Sunday, 2 October 2016

CRIME THRILLER REVIEW: The Borrowed - Chan Ho-Kei

Release Date: 08/09/16
Publisher: Head of Zeus


From award-winning Hong Kong writer Chan Ho-kei, The Borrowed tells the story of Kwan Chun-dok, a Hong Kong detective who rises from constable to senior inspector over the span of several decades, from the 1960s to the present day, and becomes a legend in the force, nicknamed “the Eye of Heaven” by his amazed colleagues. Divided into six sections told in reverse chronological order — each of which covers an important case in Kwan’s career and takes place at a pivotal moment in Hong Kong history — the novel follows Kwan from his experiences during the Leftist Riot in 1967, when a bombing plot threatens many lives; the conflict between the HK Police and ICAC (Independent Commission Against Corruption) in 1977; the Tiananmen Square Massacre in 1989; the Handover in 1997; and the present day of 2013, when Kwan is called on to solve his final case, the murder of a local billionaire, while Hong Kong increasingly resembles a police state. Along the way we meet Communist rioters, ultraviolent gangsters, stallholders at the city’s many covered markets, pop singers enmeshed in the high-stakes machinery of star-making, and a people always caught in the shifting balance of political power, whether in London or Beijing.

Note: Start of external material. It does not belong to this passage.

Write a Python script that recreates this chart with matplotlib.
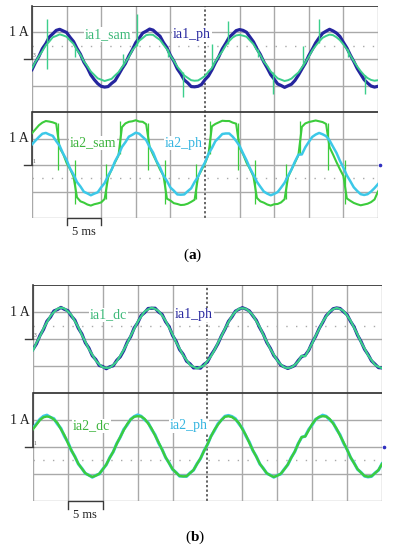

The Borrowed reveals just how closely everything is connected, how history always repeats itself, and how we have come full circle to repeat the political upheaval and societal unrest of the past. It is a gripping, brilliantly constructed novel from a talented new voice.


To be honest this is a novel of a number of tales wonderfully interwoven around a dying man who hopes to solve the cases prior to his passing. Its well written, wonderfully descriptive and for me I have to say that the translation kept the story beautifully fluid as well as allowing subtle nuances to be kept within.

Back this up with good understanding of pace, top notch supporting cast and of course a mind that can work intrinsically detailed sequences together in one book that doesn't feel like a short story compendium and all round its led to a very positive reading for me. I can't wait to dive into more books from the far east. Cracking.